- _WORK TO DO_
Starting at the first line of the data, please print exactly those lines through the one that holds "plt.rcParams['font.family'] = ['Liberation", omitting every picture.

** begin DATA **

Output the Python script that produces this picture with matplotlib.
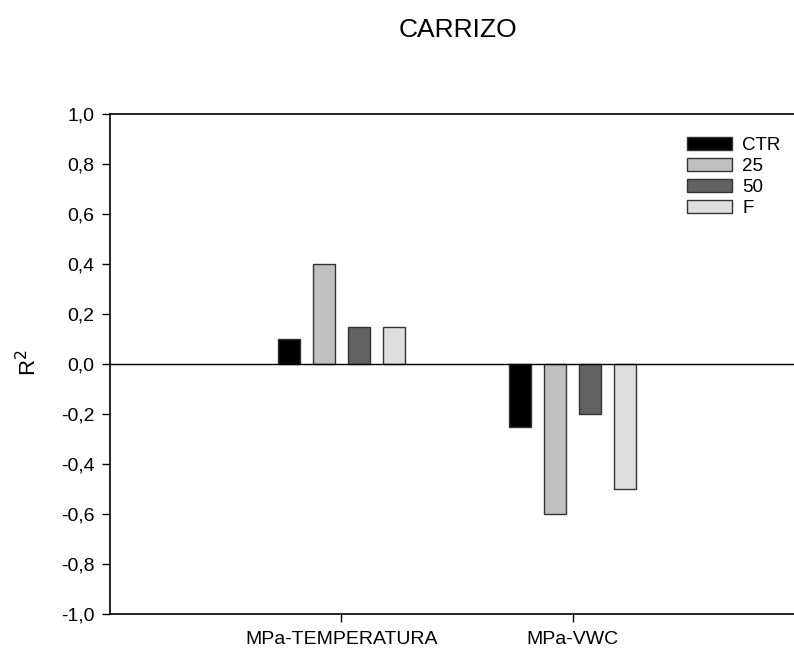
import numpy as np
import matplotlib.pyplot as plt
from matplotlib.ticker import FuncFormatter

plt.rcParams['font.family'] = ['Liberation Sans', 'DejaVu Sans']

categorias = ['MPa-TEMPERATURA', 'MPa-VWC']
series = ['CTR', '25', '50', 'F']
valores = {
    'CTR': [0.10, -0.25],
    '25': [0.40, -0.60],
    '50': [0.15, -0.20],
    'F': [0.15, -0.50],
}
colores = ['#000000', '#c0c0c0', '#626262', '#dedede']

fig = plt.figure(figsize=(7.94, 6.5), dpi=100)
ax = fig.add_axes([110/794, 36/650, 694/794, 500/650])

x = np.arange(len(categorias))
paso = 0.1515
ancho = 0.095
for i, s in enumerate(series):
    ax.bar(x + (i - 1.5)*paso, valores[s], width=ancho, color=colores[i],
           edgecolor='#333333', linewidth=1, label=s, zorder=2)

ax.axhline(0, color='black', linewidth=1, zorder=3)
ax.set_xlim(-1, 2)
ax.set_ylim(-1, 1)
ax.set_yticks(np.arange(-1, 1.01, 0.2))
ax.yaxis.set_major_formatter(FuncFormatter(lambda v, p: f'{v:.1f}'.replace('.', ',').replace('-0,0', '0,0')))
ax.set_xticks(x)
ax.set_xticklabels(categorias)
ax.tick_params(axis='both', direction='out', length=6, width=1, labelsize=14)
ax.tick_params(axis='x', pad=6)
ax.tick_params(axis='y', pad=5)
ax.spines['right'].set_visible(False)
for sp in ['left', 'top', 'bottom']:
    ax.spines[sp].set_linewidth(1.2)

fig.text(458/794, 1 - 30/650, 'CARRIZO', ha='center', va='center', fontsize=19)
fig.text(29/794, 1 - 363/650, 'R$^2$', ha='center', va='center', rotation=90, fontsize=16)

ax.legend(loc='upper left', bbox_to_anchor=(687/794, 1 - 137/650), bbox_transform=fig.transFigure,
          frameon=False, fontsize=13.5, handlelength=2.4, handleheight=0.72,
          labelspacing=0.2, handletextpad=0.55, borderaxespad=0, borderpad=0)

fig.savefig('out.png', dpi=100)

** end DATA **

- _FINAL ANSWER_
Output the Python script that produces this picture with matplotlib.
import numpy as np
import matplotlib.pyplot as plt
from matplotlib.ticker import FuncFormatter

plt.rcParams['font.family'] = ['Liberation Sans', 'DejaVu Sans']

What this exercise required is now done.